Ulepszenie machiny propagandowej
Andrzej Krajewski z Towarzystwa Dziennikarskiego, były korespondent TVP w Waszyngtonie, podkreśla, że koszty spodziewanej umowy między TVP a Polska Press będą bardzo wysokie. – Na pewno trzeba będzie zainwestować w sprzęt do realizacji form wideo, zapłacić za szkolenia. Jestem pewien, że prywatny właściciel nie zdecydowałby się na tak wysokie wydatki w dobie spowolnienia gospodarczego. Ale państwo hojnie dotuje TVP, więc może sobie ona na to pozwolić. Rentownością Polska Press również nikt się specjalnie nie przejmuje, powody zakupu tego koncernu przez Orlen były przecież polityczne – mówi Andrzej Krajewski.

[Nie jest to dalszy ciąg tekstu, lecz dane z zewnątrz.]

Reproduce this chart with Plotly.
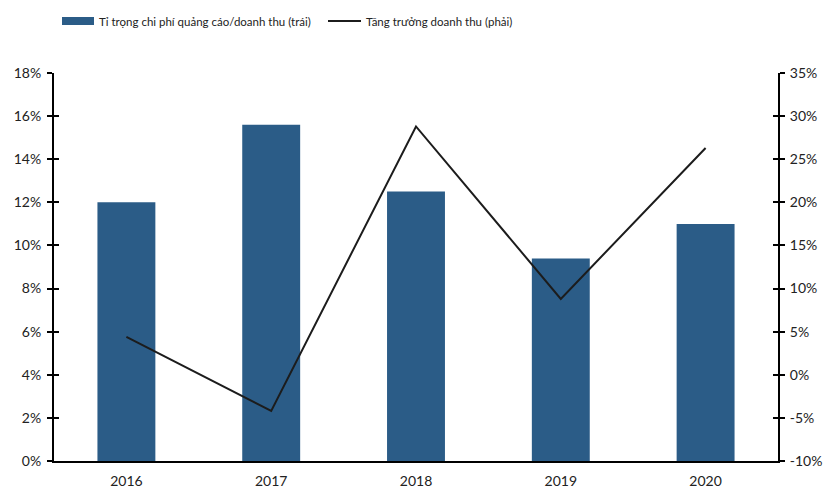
import plotly.graph_objects as go

# Annual data
years = ["2016", "2017", "2018", "2019", "2020"]
ad_ratio = [12.0, 15.6, 12.5, 9.4, 11.0]        # % of revenue (left axis)
revenue_growth = [4.4, -4.2, 28.8, 8.8, 26.3]   # % YoY (right axis)

left_ticks = [0, 2, 4, 6, 8, 10, 12, 14, 16, 18]
right_ticks = [-10, -5, 0, 5, 10, 15, 20, 25, 30, 35]

bar_color = "#2b5c87"
line_color = "#1c1c1c"
font_family = "Lato, Liberation Sans, sans-serif"
tick_font = dict(family=font_family, size=14, color="#222222")
legend_font = dict(family=font_family, size=11.5, color="#222222")

fig = go.Figure()
fig.add_trace(go.Bar(
    x=years, y=ad_ratio, yaxis="y", marker=dict(color=bar_color, line=dict(width=0)),
    width=0.4, name="Tỉ trọng chi phí quảng cáo/doanh thu (trái)", showlegend=False,
))
fig.add_trace(go.Scatter(
    x=years, y=revenue_growth, yaxis="y2", mode="lines",
    line=dict(color=line_color, width=2), name="Tăng trưởng doanh thu (phải)", showlegend=False,
))

axis_common = dict(showgrid=False, zeroline=False, linecolor="black", linewidth=2,
                   tickcolor="black", tickwidth=2, ticklen=5, automargin=False)

fig.update_layout(
    width=827, height=489,
    margin=dict(l=54, r=49, t=73, b=28),
    paper_bgcolor="white", plot_bgcolor="white",
    font=dict(family=font_family, size=13, color="#222222"),
    xaxis=dict(type="category", showgrid=False, showline=True, linecolor="black", linewidth=2,
               ticks="", tickfont=tick_font, zeroline=False, automargin=False,
               ticklabelstandoff=6),
    yaxis=dict(range=[0, 18], tickvals=left_ticks, ticktext=[f"{v}%" for v in left_ticks],
               ticks="outside", showline=True, tickfont=tick_font, ticklabelstandoff=3,
               **axis_common),
    yaxis2=dict(range=[-10, 35], tickvals=right_ticks, ticktext=[f"{v}%" for v in right_ticks],
                ticks="outside", showline=True, overlaying="y", side="right",
                tickfont=tick_font, ticklabelstandoff=2, **axis_common),
    # inner halves of the cross-shaped tick marks
    yaxis3=dict(range=[0, 18], tickvals=left_ticks, ticks="inside", showticklabels=False,
                overlaying="y", side="left", showline=False, showgrid=False, zeroline=False,
                tickcolor="black", tickwidth=2, ticklen=5, automargin=False),
    yaxis4=dict(range=[-10, 35], tickvals=right_ticks, ticks="inside", showticklabels=False,
                overlaying="y", side="right", showline=False, showgrid=False, zeroline=False,
                tickcolor="black", tickwidth=2, ticklen=5, automargin=False),
)
# placeholder traces so the tick-only axes are drawn
fig.add_trace(go.Scatter(x=[years[0]], y=[None], yaxis="y3", showlegend=False, hoverinfo="skip"))
fig.add_trace(go.Scatter(x=[years[0]], y=[None], yaxis="y4", showlegend=False, hoverinfo="skip"))

# Legend drawn above the plot
def px_x(px):
    return (px - 54) / 724

def px_y(py):
    return 1 + (73 - py) / 388

fig.add_shape(type="rect", xref="paper", yref="paper",
              x0=px_x(62), x1=px_x(94), y0=px_y(25), y1=px_y(17),
              fillcolor=bar_color, line=dict(width=0))
fig.add_annotation(text="Tỉ trọng chi phí quảng cáo/doanh thu (trái)", xref="paper", yref="paper",
                   x=px_x(97), y=px_y(21), xanchor="left", yanchor="middle",
                   showarrow=False, font=legend_font)
fig.add_shape(type="line", xref="paper", yref="paper",
              x0=px_x(328), x1=px_x(361), y0=px_y(21), y1=px_y(21),
              line=dict(color=line_color, width=2))
fig.add_annotation(text="Tăng trưởng doanh thu (phải)", xref="paper", yref="paper",
                   x=px_x(364), y=px_y(21), xanchor="left", yanchor="middle",
                   showarrow=False, font=legend_font)

fig.write_html("out.html")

W jego ocenie głównym celem zacieśnienia współpracy TVP z tytułami Polska Press są nadchodzące wybory parlamentarne oraz przyszłoroczne – samorządowe.
– Można się zastanawiać, czy wysyłane TVP interwencje będą, czy nie będą podlegać politycznej cenzurze. Ale wiece wyborcze lub materiały na temat lokalnej władzy takiej cenzurze podlegać będą na pewno – przewiduje Andrzej Krajewski.
– Gdyby Polską rządziła partia przestrzegająca Konstytucji i szanująca zasady demokracji, łączenie potencjałów mediów znajdujących się pod kontrolą państwa miałoby sens. Tak jednak nie jest. Jedynym pewnym skutkiem tego projektu może być ulepszenie machiny propagandowej władzy – pointuje Wiesław Władyka.
TVP zapłaci spółce Polska Press
Według naszych informacji plan wspólnych działań TVP i Polska Press konkretyzuje się. Jednym z możliwych terminów rozpoczęcia współpracy jest już nawet pierwszy kwartał 2023 roku. Mowa jest o codziennej produkcji materiałów wideo przez dziennikarzy PP w konkretnym województwie i dostarczaniu ich do regionalnego ośrodka TVP.
Nie jest jasne, czy zamawianie materiałów będzie po stronie TVP, czy też powstanie oddzielny, niezależny od TVP i PPG newsroom planujący te treści. Za każdy materiał TVP zapłaci spółce Polska Press.
Już dziś biuro reklamy TVP odpowiada za część sprzedaży reklam w serwisach internetowych Polska Press.